In parable of the Great Banquet in the Gospel of Luke, the king symbolizes God, those invited to the banquet symbolize the Jews, the servants are the prophets, and thoe invited after the Jews refuse are Gentiles. In Luke’s version, those who are invited immediately after the Jews refuse their invitation (and therefore the ones who are cared for) are the “poor and maimed and blind and lame” (14:21). Only when they have come in are the servants told to go invite everyone they meet. This contrasts the version in the Gospel of Matthew in which the kind immediately tells his servants to go invite everyone, not just the sick and poor. This means that Luke wanted to emphasize the fact that those in the Jesus movement should take care of the sick and poor more so than Matthew did. The negative figures in this story are the Jews.

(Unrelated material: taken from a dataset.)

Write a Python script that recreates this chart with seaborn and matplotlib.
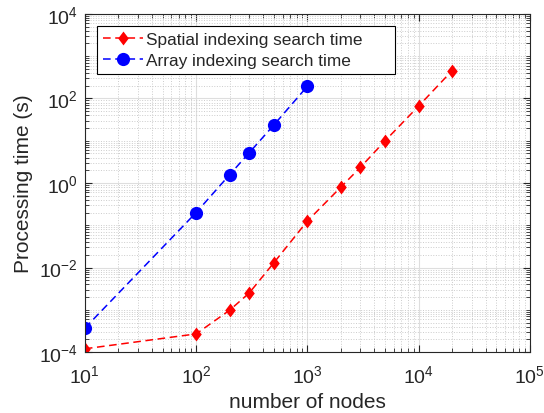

They refuse the invitation to go to the banquet and make excuses as to why they can’t go.
In the story of the rich man and Lazarus, Lazarus is poor and “covered in sores” (16:20). They both die, with Lazarus going to Heaven and the rich man descending into Hell. The one who is cared for here is Lazarus who is sick and poor, again emphasizing Luke’s idea that the poor and sick should be taken care of above all else. Luke writes that Lazarus “longed to satisfy his hunger with what fell from the rich man’s table” (16:21). If Lazarus was close enough to eat what fell from the man’s table, then he is close enough that the rich man would know he was there, and yet he did not help the poor man. Through this, Luke is arguing that not helping the poor is a sin warranting Hell. The rich man is further characterized as selfish when he asks Abraham to send Lazarus to “cool [his] tongue” (16:24), so Luke is arguing that those who go to Hell are people who are selfish like Lazarus.

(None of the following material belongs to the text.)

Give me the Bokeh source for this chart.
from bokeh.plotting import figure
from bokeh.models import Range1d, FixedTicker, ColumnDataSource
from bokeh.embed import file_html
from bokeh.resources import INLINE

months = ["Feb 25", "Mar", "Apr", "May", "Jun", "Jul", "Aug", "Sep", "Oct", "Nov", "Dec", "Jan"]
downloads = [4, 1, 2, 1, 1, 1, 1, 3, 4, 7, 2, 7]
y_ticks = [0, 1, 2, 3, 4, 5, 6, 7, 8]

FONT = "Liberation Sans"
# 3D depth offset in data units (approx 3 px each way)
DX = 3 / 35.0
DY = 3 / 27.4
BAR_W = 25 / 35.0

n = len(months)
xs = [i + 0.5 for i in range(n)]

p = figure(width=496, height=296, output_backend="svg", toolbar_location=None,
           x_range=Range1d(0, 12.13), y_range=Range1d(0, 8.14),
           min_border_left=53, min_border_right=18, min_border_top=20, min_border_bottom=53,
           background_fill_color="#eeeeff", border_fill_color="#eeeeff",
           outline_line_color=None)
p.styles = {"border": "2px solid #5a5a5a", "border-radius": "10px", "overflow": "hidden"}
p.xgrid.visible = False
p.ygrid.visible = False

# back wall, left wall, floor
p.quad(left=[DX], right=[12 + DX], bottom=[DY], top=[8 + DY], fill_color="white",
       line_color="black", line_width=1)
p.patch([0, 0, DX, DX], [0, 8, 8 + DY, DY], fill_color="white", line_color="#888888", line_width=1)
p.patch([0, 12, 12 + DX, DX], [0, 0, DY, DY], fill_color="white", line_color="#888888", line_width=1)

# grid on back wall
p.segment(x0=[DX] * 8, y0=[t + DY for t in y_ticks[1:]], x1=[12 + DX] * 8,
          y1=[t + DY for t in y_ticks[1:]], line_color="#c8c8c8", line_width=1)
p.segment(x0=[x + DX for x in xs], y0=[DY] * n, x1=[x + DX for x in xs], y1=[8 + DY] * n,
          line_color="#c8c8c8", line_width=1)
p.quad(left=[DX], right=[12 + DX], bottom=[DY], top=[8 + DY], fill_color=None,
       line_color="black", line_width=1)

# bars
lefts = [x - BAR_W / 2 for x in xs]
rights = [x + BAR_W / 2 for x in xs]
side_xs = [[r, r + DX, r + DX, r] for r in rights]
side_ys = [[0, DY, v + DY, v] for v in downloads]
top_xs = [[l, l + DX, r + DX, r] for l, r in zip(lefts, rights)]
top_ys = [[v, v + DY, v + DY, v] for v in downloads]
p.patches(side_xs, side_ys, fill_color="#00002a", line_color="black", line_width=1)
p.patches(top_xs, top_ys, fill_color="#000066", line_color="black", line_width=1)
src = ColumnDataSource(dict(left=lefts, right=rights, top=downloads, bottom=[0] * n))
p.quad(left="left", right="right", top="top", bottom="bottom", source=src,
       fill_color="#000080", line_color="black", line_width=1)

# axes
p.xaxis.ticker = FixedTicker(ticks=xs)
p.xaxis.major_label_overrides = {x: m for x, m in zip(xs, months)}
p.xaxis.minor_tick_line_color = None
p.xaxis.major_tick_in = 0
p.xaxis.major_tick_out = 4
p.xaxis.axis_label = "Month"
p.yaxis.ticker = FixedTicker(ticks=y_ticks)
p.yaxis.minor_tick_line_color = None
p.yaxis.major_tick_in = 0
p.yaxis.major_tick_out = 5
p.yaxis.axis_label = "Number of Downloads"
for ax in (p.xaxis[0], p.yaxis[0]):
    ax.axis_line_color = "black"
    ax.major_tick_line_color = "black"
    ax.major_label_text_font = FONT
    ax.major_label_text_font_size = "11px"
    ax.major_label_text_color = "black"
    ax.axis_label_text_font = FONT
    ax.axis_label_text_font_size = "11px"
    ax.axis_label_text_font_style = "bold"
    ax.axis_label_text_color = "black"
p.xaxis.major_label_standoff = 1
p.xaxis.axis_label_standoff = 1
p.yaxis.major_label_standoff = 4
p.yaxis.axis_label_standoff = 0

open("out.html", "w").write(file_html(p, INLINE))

The parable of the Unjust Judge in the Gospel of Luke is a story of a judge who grants justice to a woman only because she pesters him. Jesus then goes on to say that God will grant justice to his chosen ones without delay when they “cry out to him day and night” (18:7). In this parable, the king only cares for people for his own self interest, but God cares for everyone who cries out for him, therefor it is better, according to Luke, to care for others selflessly without personal gain.